> _Short exercise_: Give all the lines below again, exactly, with no pictures.

> _Listed records_:
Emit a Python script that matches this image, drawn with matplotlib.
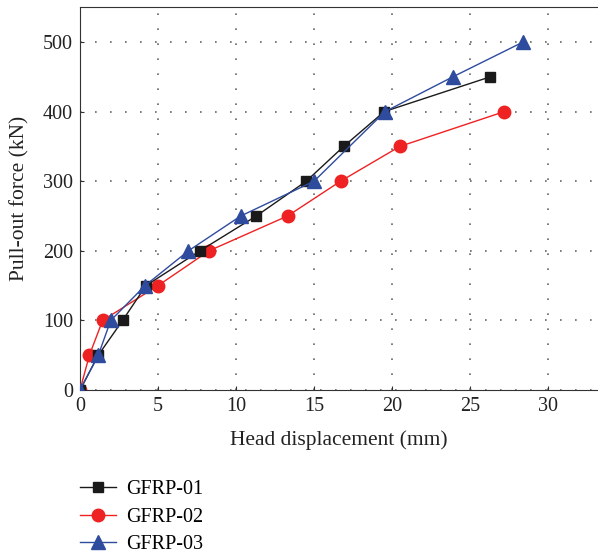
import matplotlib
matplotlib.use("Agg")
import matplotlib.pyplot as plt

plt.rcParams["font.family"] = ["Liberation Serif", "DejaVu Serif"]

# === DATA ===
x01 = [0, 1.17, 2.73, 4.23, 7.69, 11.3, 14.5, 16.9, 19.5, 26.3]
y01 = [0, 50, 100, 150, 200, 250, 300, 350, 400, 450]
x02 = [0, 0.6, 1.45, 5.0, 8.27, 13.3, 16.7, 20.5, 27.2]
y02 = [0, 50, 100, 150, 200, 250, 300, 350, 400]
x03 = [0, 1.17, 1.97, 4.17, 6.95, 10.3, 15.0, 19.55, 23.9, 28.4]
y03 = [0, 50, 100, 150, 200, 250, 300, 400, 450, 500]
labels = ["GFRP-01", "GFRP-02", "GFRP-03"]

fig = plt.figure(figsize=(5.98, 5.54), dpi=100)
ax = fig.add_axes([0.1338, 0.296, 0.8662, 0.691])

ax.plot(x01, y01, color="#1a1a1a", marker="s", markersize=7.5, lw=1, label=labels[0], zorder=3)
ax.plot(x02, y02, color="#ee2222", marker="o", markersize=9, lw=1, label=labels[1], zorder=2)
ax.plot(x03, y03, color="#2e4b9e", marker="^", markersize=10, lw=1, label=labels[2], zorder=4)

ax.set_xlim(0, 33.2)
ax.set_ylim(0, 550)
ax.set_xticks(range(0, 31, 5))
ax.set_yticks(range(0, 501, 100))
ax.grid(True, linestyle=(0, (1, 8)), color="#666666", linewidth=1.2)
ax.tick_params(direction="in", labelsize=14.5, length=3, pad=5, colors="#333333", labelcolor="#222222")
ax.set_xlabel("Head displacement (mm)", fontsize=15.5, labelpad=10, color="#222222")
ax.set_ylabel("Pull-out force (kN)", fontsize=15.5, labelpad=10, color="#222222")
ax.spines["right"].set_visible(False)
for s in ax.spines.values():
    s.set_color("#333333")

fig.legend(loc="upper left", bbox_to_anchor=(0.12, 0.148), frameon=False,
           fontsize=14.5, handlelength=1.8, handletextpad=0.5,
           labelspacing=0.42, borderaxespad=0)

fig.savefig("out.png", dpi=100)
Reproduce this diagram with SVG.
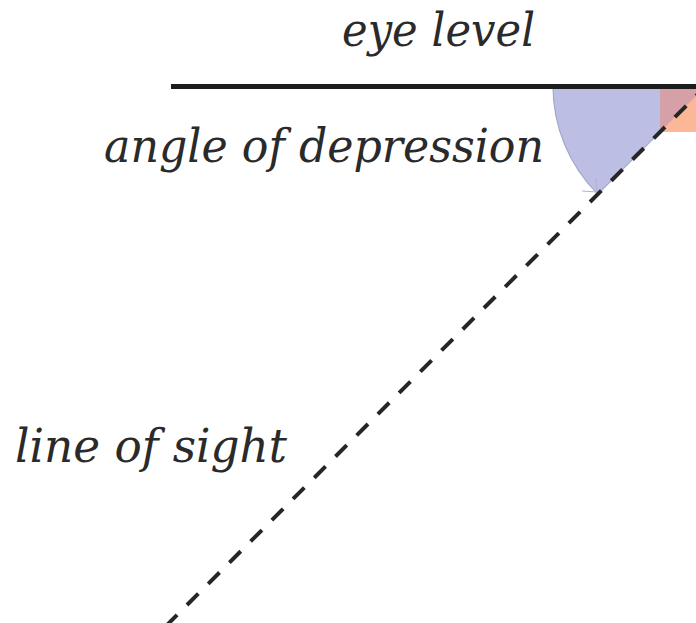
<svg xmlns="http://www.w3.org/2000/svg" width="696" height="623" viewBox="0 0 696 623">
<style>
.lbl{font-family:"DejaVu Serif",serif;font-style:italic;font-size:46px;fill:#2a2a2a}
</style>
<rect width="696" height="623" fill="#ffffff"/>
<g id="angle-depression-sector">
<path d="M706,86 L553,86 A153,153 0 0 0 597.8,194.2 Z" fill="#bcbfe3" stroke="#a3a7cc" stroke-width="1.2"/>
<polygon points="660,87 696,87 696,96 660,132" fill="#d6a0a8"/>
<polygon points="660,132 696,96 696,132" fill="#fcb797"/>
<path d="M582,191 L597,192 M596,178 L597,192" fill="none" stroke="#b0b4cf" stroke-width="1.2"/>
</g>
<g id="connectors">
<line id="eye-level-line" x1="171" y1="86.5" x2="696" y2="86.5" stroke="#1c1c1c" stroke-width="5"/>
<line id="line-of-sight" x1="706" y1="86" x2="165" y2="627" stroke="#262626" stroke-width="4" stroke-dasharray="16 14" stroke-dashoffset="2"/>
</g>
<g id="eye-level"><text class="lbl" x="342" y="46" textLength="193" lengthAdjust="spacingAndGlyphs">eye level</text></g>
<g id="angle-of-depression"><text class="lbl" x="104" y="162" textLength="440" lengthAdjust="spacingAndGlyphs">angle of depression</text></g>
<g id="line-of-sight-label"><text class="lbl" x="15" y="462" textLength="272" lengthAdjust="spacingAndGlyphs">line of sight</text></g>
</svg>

> _Finished answer_:
Emit a Python script that matches this image, drawn with matplotlib.
import matplotlib
matplotlib.use("Agg")
import matplotlib.pyplot as plt

plt.rcParams["font.family"] = ["Liberation Serif", "DejaVu Serif"]

# === DATA ===
x01 = [0, 1.17, 2.73, 4.23, 7.69, 11.3, 14.5, 16.9, 19.5, 26.3]
y01 = [0, 50, 100, 150, 200, 250, 300, 350, 400, 450]
x02 = [0, 0.6, 1.45, 5.0, 8.27, 13.3, 16.7, 20.5, 27.2]
y02 = [0, 50, 100, 150, 200, 250, 300, 350, 400]
x03 = [0, 1.17, 1.97, 4.17, 6.95, 10.3, 15.0, 19.55, 23.9, 28.4]
y03 = [0, 50, 100, 150, 200, 250, 300, 400, 450, 500]
labels = ["GFRP-01", "GFRP-02", "GFRP-03"]

fig = plt.figure(figsize=(5.98, 5.54), dpi=100)
ax = fig.add_axes([0.1338, 0.296, 0.8662, 0.691])

ax.plot(x01, y01, color="#1a1a1a", marker="s", markersize=7.5, lw=1, label=labels[0], zorder=3)
ax.plot(x02, y02, color="#ee2222", marker="o", markersize=9, lw=1, label=labels[1], zorder=2)
ax.plot(x03, y03, color="#2e4b9e", marker="^", markersize=10, lw=1, label=labels[2], zorder=4)

ax.set_xlim(0, 33.2)
ax.set_ylim(0, 550)
ax.set_xticks(range(0, 31, 5))
ax.set_yticks(range(0, 501, 100))
ax.grid(True, linestyle=(0, (1, 8)), color="#666666", linewidth=1.2)
ax.tick_params(direction="in", labelsize=14.5, length=3, pad=5, colors="#333333", labelcolor="#222222")
ax.set_xlabel("Head displacement (mm)", fontsize=15.5, labelpad=10, color="#222222")
ax.set_ylabel("Pull-out force (kN)", fontsize=15.5, labelpad=10, color="#222222")
ax.spines["right"].set_visible(False)
for s in ax.spines.values():
    s.set_color("#333333")

fig.legend(loc="upper left", bbox_to_anchor=(0.12, 0.148), frameon=False,
           fontsize=14.5, handlelength=1.8, handletextpad=0.5,
           labelspacing=0.42, borderaxespad=0)

fig.savefig("out.png", dpi=100)
Reproduce this diagram with SVG.
<svg xmlns="http://www.w3.org/2000/svg" width="696" height="623" viewBox="0 0 696 623">
<style>
.lbl{font-family:"DejaVu Serif",serif;font-style:italic;font-size:46px;fill:#2a2a2a}
</style>
<rect width="696" height="623" fill="#ffffff"/>
<g id="angle-depression-sector">
<path d="M706,86 L553,86 A153,153 0 0 0 597.8,194.2 Z" fill="#bcbfe3" stroke="#a3a7cc" stroke-width="1.2"/>
<polygon points="660,87 696,87 696,96 660,132" fill="#d6a0a8"/>
<polygon points="660,132 696,96 696,132" fill="#fcb797"/>
<path d="M582,191 L597,192 M596,178 L597,192" fill="none" stroke="#b0b4cf" stroke-width="1.2"/>
</g>
<g id="connectors">
<line id="eye-level-line" x1="171" y1="86.5" x2="696" y2="86.5" stroke="#1c1c1c" stroke-width="5"/>
<line id="line-of-sight" x1="706" y1="86" x2="165" y2="627" stroke="#262626" stroke-width="4" stroke-dasharray="16 14" stroke-dashoffset="2"/>
</g>
<g id="eye-level"><text class="lbl" x="342" y="46" textLength="193" lengthAdjust="spacingAndGlyphs">eye level</text></g>
<g id="angle-of-depression"><text class="lbl" x="104" y="162" textLength="440" lengthAdjust="spacingAndGlyphs">angle of depression</text></g>
<g id="line-of-sight-label"><text class="lbl" x="15" y="462" textLength="272" lengthAdjust="spacingAndGlyphs">line of sight</text></g>
</svg>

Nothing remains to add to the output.